Good gal actor/singer and American Theater Company member Suzanne Petri has released her first studio CD, Das Grand Tour. She launched it with a release party at Davenport’s on May 25, accompanied by her musical director Bob Moreen and friends. Petri self-produced the CD, cutting it at Red Brick Recording Studios. It features a number of her signature songs, meaning a healthy mix of Noel Coward and Kurt Weill, plus tunes made famous by Edith Piaf and Marlene Dietrich, plus several original numbers. Das Grand Tour is available through www.CDbaby.com, and iTunes.

The American Players Theatre in Spring Green, WI has hired Carol Fox & Associates, making it the first Wisconsin theatre company in decades to hire a Chicago publicist.
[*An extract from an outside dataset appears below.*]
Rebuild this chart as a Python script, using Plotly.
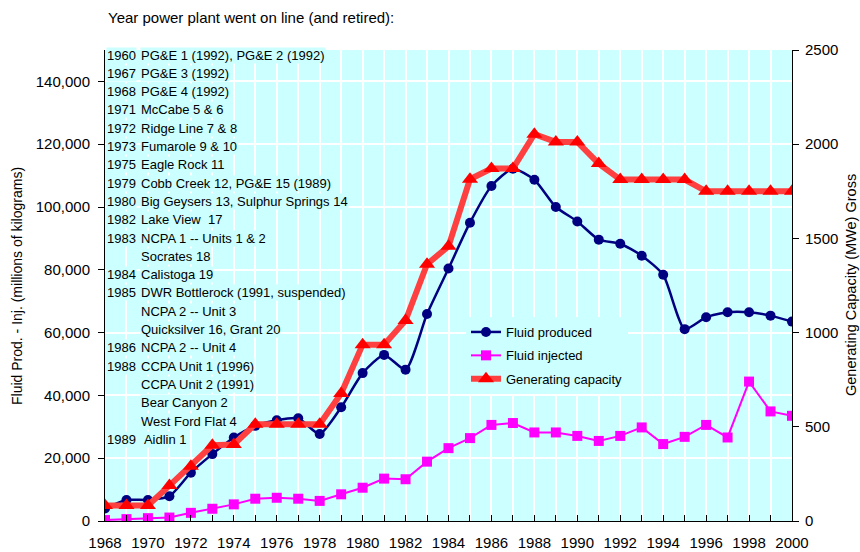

American Players Theatre (APT) draws relatively few patrons from the Chicago area and, with the exception of the Tribune’s Chris Jones and myself, the local press doesn’t generally doesn’t give APT annual coverage. That might change with publicist Nick Harkin on the case, especially as three Chicago directors—William Brown, James Bohnen and Kate Buckley (yeah, the “B” list)—are working there this summer. Spring Green, about 30 miles west of Madison, is a three-and-a-half hour drive from Chicago.

In my last column, I wrote about the European Theatre Prize. I have more sentiments online, in an expanded Curtain. But let me just add this:

I attended my first international theatre conference in 1987, in East Berlin when the wall still was up. I attended my second in Lisbon in 1990, as the Soviet bloc was crumbling. My trip to the European Theatre Prize was my first international event in 17 years, and one thing that astonished me as much as anything else was this: everyone from Eastern Europe was someone new and younger, people I hadn’t met in Berlin or Lisbon. The old Communist-approved cultural apparatchiks had been swept away. But: all the leading Westerners were exactly the same, only 20 years older. No regime change had swept them away. I met no less than a dozen Brits, French, Portuguese, Italians, Spaniards and Turks whom I first met in 1987 and 1990.